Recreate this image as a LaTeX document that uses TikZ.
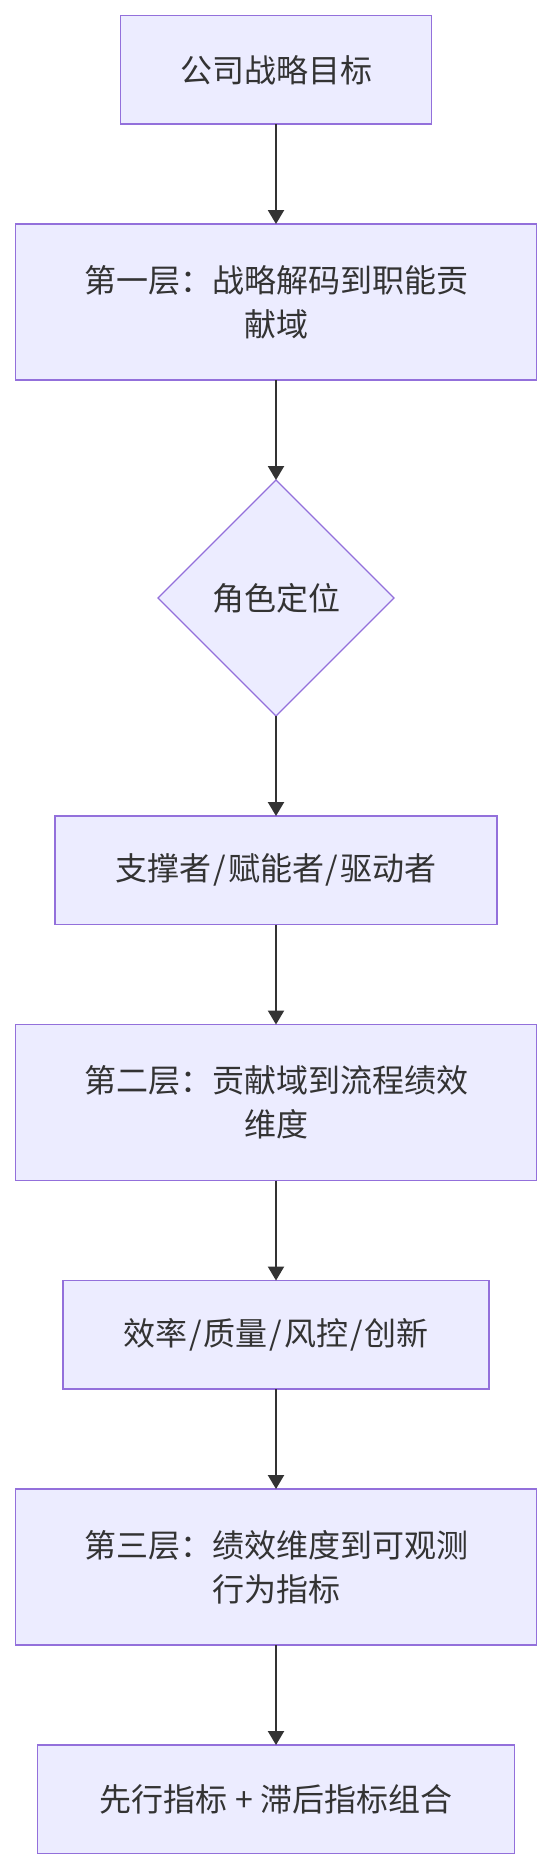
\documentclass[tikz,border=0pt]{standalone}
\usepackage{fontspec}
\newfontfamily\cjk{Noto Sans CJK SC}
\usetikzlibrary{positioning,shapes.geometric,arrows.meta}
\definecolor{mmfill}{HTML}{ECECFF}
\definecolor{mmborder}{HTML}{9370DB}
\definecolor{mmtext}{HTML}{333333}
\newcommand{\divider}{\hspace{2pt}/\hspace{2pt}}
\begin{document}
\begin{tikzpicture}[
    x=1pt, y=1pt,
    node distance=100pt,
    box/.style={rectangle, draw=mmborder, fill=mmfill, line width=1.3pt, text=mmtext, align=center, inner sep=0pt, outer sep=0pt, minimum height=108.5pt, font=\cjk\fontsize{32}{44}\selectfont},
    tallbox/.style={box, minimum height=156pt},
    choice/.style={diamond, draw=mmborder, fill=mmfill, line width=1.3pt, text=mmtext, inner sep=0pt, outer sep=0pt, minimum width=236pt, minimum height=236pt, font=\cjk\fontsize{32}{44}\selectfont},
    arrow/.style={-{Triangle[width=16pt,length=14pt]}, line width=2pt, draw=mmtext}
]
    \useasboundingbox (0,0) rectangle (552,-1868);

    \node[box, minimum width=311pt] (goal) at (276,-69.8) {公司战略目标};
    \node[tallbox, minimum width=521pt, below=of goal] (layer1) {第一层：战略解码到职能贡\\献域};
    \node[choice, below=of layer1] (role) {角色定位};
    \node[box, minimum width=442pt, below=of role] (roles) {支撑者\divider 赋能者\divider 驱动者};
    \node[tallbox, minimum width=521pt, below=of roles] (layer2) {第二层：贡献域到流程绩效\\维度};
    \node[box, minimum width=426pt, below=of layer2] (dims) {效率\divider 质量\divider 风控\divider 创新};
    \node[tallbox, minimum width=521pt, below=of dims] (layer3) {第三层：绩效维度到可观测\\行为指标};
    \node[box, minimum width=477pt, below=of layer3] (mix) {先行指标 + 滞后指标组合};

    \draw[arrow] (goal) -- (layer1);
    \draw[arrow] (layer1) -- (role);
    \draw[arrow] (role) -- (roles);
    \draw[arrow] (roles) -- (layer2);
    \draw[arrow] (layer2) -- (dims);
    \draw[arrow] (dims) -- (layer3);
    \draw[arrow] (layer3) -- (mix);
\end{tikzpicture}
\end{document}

***

Repeat the material above in full and exactly, apart from the pictures.

Finished task:
Recreate this image as a LaTeX document that uses TikZ.
\documentclass[tikz,border=0pt]{standalone}
\usepackage{fontspec}
\newfontfamily\cjk{Noto Sans CJK SC}
\usetikzlibrary{positioning,shapes.geometric,arrows.meta}
\definecolor{mmfill}{HTML}{ECECFF}
\definecolor{mmborder}{HTML}{9370DB}
\definecolor{mmtext}{HTML}{333333}
\newcommand{\divider}{\hspace{2pt}/\hspace{2pt}}
\begin{document}
\begin{tikzpicture}[
    x=1pt, y=1pt,
    node distance=100pt,
    box/.style={rectangle, draw=mmborder, fill=mmfill, line width=1.3pt, text=mmtext, align=center, inner sep=0pt, outer sep=0pt, minimum height=108.5pt, font=\cjk\fontsize{32}{44}\selectfont},
    tallbox/.style={box, minimum height=156pt},
    choice/.style={diamond, draw=mmborder, fill=mmfill, line width=1.3pt, text=mmtext, inner sep=0pt, outer sep=0pt, minimum width=236pt, minimum height=236pt, font=\cjk\fontsize{32}{44}\selectfont},
    arrow/.style={-{Triangle[width=16pt,length=14pt]}, line width=2pt, draw=mmtext}
]
    \useasboundingbox (0,0) rectangle (552,-1868);

    \node[box, minimum width=311pt] (goal) at (276,-69.8) {公司战略目标};
    \node[tallbox, minimum width=521pt, below=of goal] (layer1) {第一层：战略解码到职能贡\\献域};
    \node[choice, below=of layer1] (role) {角色定位};
    \node[box, minimum width=442pt, below=of role] (roles) {支撑者\divider 赋能者\divider 驱动者};
    \node[tallbox, minimum width=521pt, below=of roles] (layer2) {第二层：贡献域到流程绩效\\维度};
    \node[box, minimum width=426pt, below=of layer2] (dims) {效率\divider 质量\divider 风控\divider 创新};
    \node[tallbox, minimum width=521pt, below=of dims] (layer3) {第三层：绩效维度到可观测\\行为指标};
    \node[box, minimum width=477pt, below=of layer3] (mix) {先行指标 + 滞后指标组合};

    \draw[arrow] (goal) -- (layer1);
    \draw[arrow] (layer1) -- (role);
    \draw[arrow] (role) -- (roles);
    \draw[arrow] (roles) -- (layer2);
    \draw[arrow] (layer2) -- (dims);
    \draw[arrow] (dims) -- (layer3);
    \draw[arrow] (layer3) -- (mix);
\end{tikzpicture}
\end{document}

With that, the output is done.